We frequently hear critics argue that U.S. students can’t write well and that there is a “literacy crisis” in the U.S. What is the origin of these discourses? What do they have to do with immigration, national security, and economics? How does the notion that Americans can’t write drive the national push to test writing? Here we explore the history of writing and testing in the U.S., the “science” and technology of testing approaches, and how the rhetoric of assessment impacts the lives of Americans today.

Tuesday, March 15, 2011

genopsycholinguisticide*

coined by Kemp... extrapolated further by Gilyard... still vague.

Dialect.

Usually we view dialect as a negative thing, or at least, a creation detrimental to our understanding and ability to test the notion of "Standard English". I believe we all can agree that dialect is a salient part of our code-switching experience and in fact, a huge part of our life.

One aspect of dialect we have not explored deeply yet: What is dialect doing? What is it doing REALLY?

In post-colonial studies we view the language of the oppressor/occupier as destructive to the natural voice of those being oppressed. Through the act of renaming, the oppressor creates new meaning and destroys what existed (the Assiwikales of the Pittsburgh region in Pennsylvania surely had different names for many things), the colonizers/occupiers/thieves would change the name of some living part of Native culture, hence, with time destroying it. Somethings of unadulterated beauty have kept their original name: Susquehanna, Lackawanna, et cetera. Our words claim something (Lackawanna = The forks of a stream). Through our renaming we lay claim to the object described.

In Gilyard's Let's Flip the Script he quotes Kemp's extreme example of oppressive naming deemed "genopsycholinguisticide":

"You are the victim of... of, let's see, we need a new
word for it... How about: genopsycholinguisticide.
Sure, why not: 'first there was the word... and the
word was nigger,' and you became -nigger. And
that, dear nigger, dear lost, blown -up bleeding,
stumbling, raggedy nigger, that is genopsycholin-
guisticide." -Arnold Kemp, Eat of me: I am the savior

The idea of a word being forced on humans and it having a self fulfilling prophecy effect has been written about by everyone from Master Raymond Gilyard to Bill Ashcroft.

My view of dialect is an opposition to the ridged occupancy of the "Standard English" reign. The production imperative introduced by Brandt, forces all Americans to adopt the "Standard" as means of providing equal and upward mobility. We strive to produce in the global world of gears too huge to see; here is where our sentient primate sounds out - in the dialect of our tribe.

We employ the very tools of the "Standard" reign to reassure our selves and the world around that our tribe is real and not too huge to see; survivalinguistices, if you will.
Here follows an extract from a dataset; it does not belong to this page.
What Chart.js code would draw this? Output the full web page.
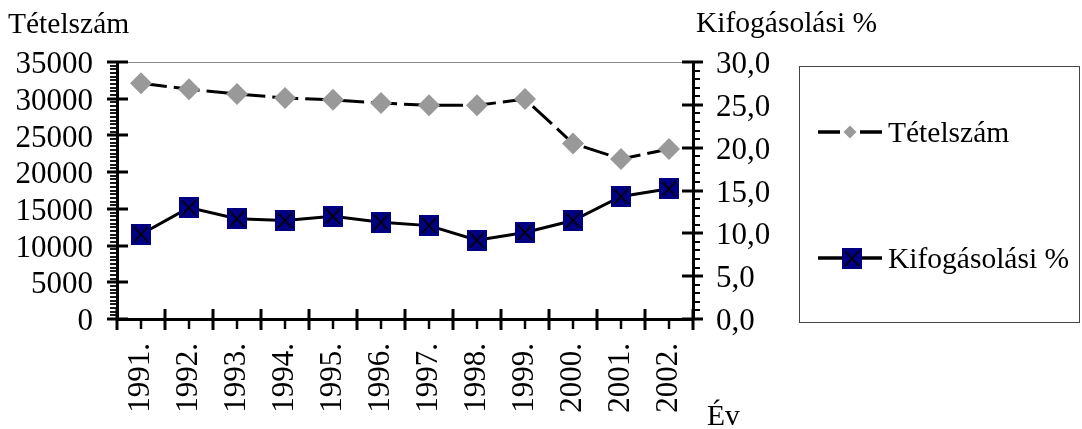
<!DOCTYPE html>
<html><head><meta charset="utf-8">
<script src="https://cdn.jsdelivr.net/npm/chart.js@4"></script>
<style>html,body{margin:0;padding:0;background:#fff;overflow:hidden}#wrap{width:1082px;height:429px;position:relative}</style>
</head><body><div id="wrap"><canvas id="c" width="1082" height="429"></canvas></div>
<script>
// ---- data ----
const categories = ['1991.','1992.','1993.','1994.','1995.','1996.','1997.','1998.','1999.','2000.','2001.','2002.'];
const tetelszam = [32100, 31300, 30650, 30100, 29850, 29400, 29100, 29100, 29950, 23900, 21800, 23150];
const kifogasolasi = [9.9, 13.0, 11.7, 11.5, 12.0, 11.3, 10.9, 9.2, 10.1, 11.5, 14.3, 15.2];
const leftTickValues = [0, 5000, 10000, 15000, 20000, 25000, 30000, 35000];
const rightTickLabels = ['0,0', '5,0', '10,0', '15,0', '20,0', '25,0', '30,0'];
const seriesNames = ['Tételszám', 'Kifogásolási %'];
const axisTitles = { left: 'Tételszám', right: 'Kifogásolási %', x: 'Év' };

const FONT = '"Liberation Serif", "Times New Roman", serif';
const FS = 29.5;     // titles / legend
const TFS = 31;      // tick labels

function squareMarker() {
  const c = document.createElement('canvas');
  c.width = 20; c.height = 21;
  const g = c.getContext('2d');
  g.fillStyle = '#000080';
  g.fillRect(0, 0, 20, 21);
  g.strokeStyle = '#000';
  g.lineWidth = 1.6;
  g.beginPath();
  g.moveTo(3, 3); g.lineTo(17, 18);
  g.moveTo(17, 3); g.lineTo(3, 18);
  g.stroke();
  return c;
}
const sq = squareMarker();

const decor = {
  id: 'decor',
  beforeDatasetsDraw(chart) {
    const { ctx, chartArea: a } = chart;
    ctx.save();
    ctx.strokeStyle = '#888';
    ctx.lineWidth = 1;
    ctx.beginPath();
    ctx.moveTo(a.left, a.top + 0.5);
    ctx.lineTo(a.right, a.top + 0.5);
    ctx.stroke();
    ctx.restore();
  },
  afterDraw(chart) {
    const { ctx, chartArea: a, scales } = chart;
    const x = scales.x, y = scales.y, y1 = scales.y1;
    ctx.save();
    ctx.strokeStyle = '#000';
    const line = (x0, y0, x1, y1_, w) => { ctx.lineWidth = w; ctx.beginPath(); ctx.moveTo(x0, y0); ctx.lineTo(x1, y1_); ctx.stroke(); };
    // left axis ticks (major + minor)
    const lmax = leftTickValues[leftTickValues.length - 1];
    const lstep = leftTickValues[1] - leftTickValues[0];
    for (let k = 0; k <= (lmax / lstep) * 10; k++) {
      const v = k * lstep / 10;
      const py = Math.round(y.getPixelForValue(v));
      if (k % 10 === 0) line(a.left - 10, py, a.left + 11, py, 3);
      else line(a.left - 7, py, a.left + 1, py, 1.8);
    }
    // right axis ticks
    for (let v = 0; v <= 30; v += 1) {
      const py = Math.round(y1.getPixelForValue(v));
      if (v % 5 === 0) line(a.right - 11, py, a.right + 10, py, 3);
      else line(a.right - 1, py, a.right + 7, py, 2);
    }
    // x axis ticks
    const n = categories.length;
    const w = x.getPixelForValue(1) - x.getPixelForValue(0);
    for (let i = 0; i < n; i++) {
      const cx = x.getPixelForValue(i);
      line(cx - w / 2, a.bottom - 10, cx - w / 2, a.bottom + 11, 3);
      line(cx, a.bottom, cx, a.bottom + 10, 2.5);
    }
    line(x.getPixelForValue(n - 1) + w / 2, a.bottom - 10, x.getPixelForValue(n - 1) + w / 2, a.bottom + 11, 3);

    // titles
    ctx.fillStyle = '#000';
    ctx.font = FS + 'px ' + FONT;
    ctx.textAlign = 'left';
    ctx.textBaseline = 'alphabetic';
    ctx.fillText(axisTitles.left, 8, 33);
    ctx.fillText(axisTitles.right, 696, 32);
    ctx.fillText(axisTitles.x, 707, 425);

    // legend
    ctx.strokeStyle = '#444';
    ctx.lineWidth = 1;
    ctx.strokeRect(799.5, 66.5, 280, 256);
    const ly = [132, 258];
    ctx.strokeStyle = '#000';
    ctx.lineWidth = 3.5;
    ctx.setLineDash([22, 20]);
    ctx.beginPath(); ctx.moveTo(818, ly[0]); ctx.lineTo(882, ly[0]); ctx.stroke();
    ctx.setLineDash([]);
    ctx.fillStyle = '#999999';
    ctx.beginPath();
    ctx.moveTo(850, ly[0] - 6.5); ctx.lineTo(856.5, ly[0]); ctx.lineTo(850, ly[0] + 6.5); ctx.lineTo(843.5, ly[0]);
    ctx.closePath(); ctx.fill();
    ctx.beginPath(); ctx.moveTo(818, ly[1]); ctx.lineTo(882, ly[1]); ctx.stroke();
    ctx.drawImage(sq, 842, ly[1] - 10);
    ctx.fillStyle = '#000';
    ctx.textBaseline = 'middle';
    ctx.fillText(seriesNames[0], 888, ly[0] + 2);
    ctx.fillText(seriesNames[1], 888, ly[1] + 2);
    ctx.restore();
  }
};

new Chart(document.getElementById('c'), {
  type: 'line',
  data: {
    labels: categories,
    datasets: [
      {
        label: seriesNames[0], data: tetelszam, yAxisID: 'y',
        borderColor: '#000', borderWidth: 3, borderDash: [26, 7], tension: 0, fill: false,
        pointStyle: 'rectRot', pointRadius: 11, pointBackgroundColor: '#999999',
        pointBorderColor: '#999999', pointBorderWidth: 0
      },
      {
        label: seriesNames[1], data: kifogasolasi, yAxisID: 'y1',
        borderColor: '#000', borderWidth: 3, tension: 0, fill: false,
        pointStyle: sq, pointRadius: 10, pointBorderWidth: 0
      }
    ]
  },
  options: {
    responsive: false, animation: false, devicePixelRatio: 1,
    layout: { padding: { left: 0, right: 289, top: 62, bottom: 0 } },
    plugins: { legend: { display: false }, tooltip: { enabled: false } },
    scales: {
      x: {
        type: 'category', offset: true,
        grid: { display: false, drawTicks: false, tickLength: 0 },
        border: { display: true, color: '#000', width: 3 },
        ticks: { color: '#000', font: { family: FONT, size: TFS }, minRotation: 90, maxRotation: 90, autoSkip: false, padding: 24 },
        afterFit(s) { s.height = 110; }
      },
      y: {
        position: 'left', min: 0, max: leftTickValues[leftTickValues.length - 1],
        afterBuildTicks(s) { s.ticks = leftTickValues.map(v => ({ value: v })); },
        grid: { display: false, drawTicks: false, tickLength: 0 },
        border: { display: true, color: '#000', width: 3 },
        ticks: { color: '#000', font: { family: FONT, size: TFS }, autoSkip: false, padding: 24, labelOffset: 3, callback: v => String(v) },
        afterFit(s) { s.width = 117; }
      },
      y1: {
        position: 'right', min: 0, max: 30,
        afterBuildTicks(s) { s.ticks = rightTickLabels.map((t, i) => ({ value: i * 5 })); },
        grid: { display: false, drawTicks: false, tickLength: 0 },
        border: { display: true, color: '#000', width: 3 },
        ticks: { color: '#000', font: { family: FONT, size: TFS }, autoSkip: false, padding: 23, labelOffset: 3, callback: (v, i) => rightTickLabels[i] },
        afterFit(s) { s.width = 100; }
      }
    }
  },
  plugins: [decor]
});
</script>
</body></html>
Our dialect -much like "pittsburghese" and others- claims things known specifically to our native culture. It can be used as a tool to find out who doesn't belong on our "turf" at the utterance of a single word. It is an exclusive key into a club... maybe it's ethnic, geocentric, or age related... I bet it's all of these. If we loved this notion of "Standard English" so much, why have poetry? Why so much deviation in language?

How do you feel about Dialect? Do you think is exists solely to oppose the "Standard"?

3 comments:

Anonymous said...

I do not think that dialect exists to oppose the standard. That gives too much agency to dialect. Everyone speaks a dialect. Even the colonizers spoke a dialect of their standard language. I think we are putting too much weight in standard English. We don't speak standard English, we don't write standard English (though we try). Standard English is just a model that we use in literacy. Dialect is something that is alive. This does not mean that the two are in opposition to each other.
I agree that Dialect can create a community (i.e. Pittsburgh), but if I moved to Pittsburgh tomorrow and didn't speak the dialect, that wouldn't make me less a citizen of that community.
I guess what I'm trying to say, and not doing a very good job at, is that both dialect and standard English are valid. They shouldn't be opposed or 'enemies'.
Also, I don't think standard English destroys poetry. Language is extremely important to poetry and I don't think standard English is any less important than a dialect.

David T. said...

I agree with Meg that dialects and Standard English are not mutually exclusive in any given community. The purpose of SE in today's culture, as I see it, is to provide cohesion in our schools and the rest of society. If we do not base our literacy on some standard then it cannot be measured. Whether measuring literacy is good or bad can be debated. On the other hand, the English we speak today is not the English of the past and that change can be attributed to the dialects that have come and gone throughout the years. Dialects do have the power to change culture, but I do not believe that they should replace SE. After all, what happens when the majority of people don't speak SE? The dialect becomes the standard.

Eddie said...

Our love affair with SE is just that- a love affair. We might be able to keep up the charade for short amounts of time when we're writing or giving a formal speech, but SE, like a secret affair, is an unsustainable mode of communication. We ultimately return to our own dialect when we want our true voice to be heard, which explains why poetry sounds beautiful when written with dialect and stilted and sanitized when written in SE.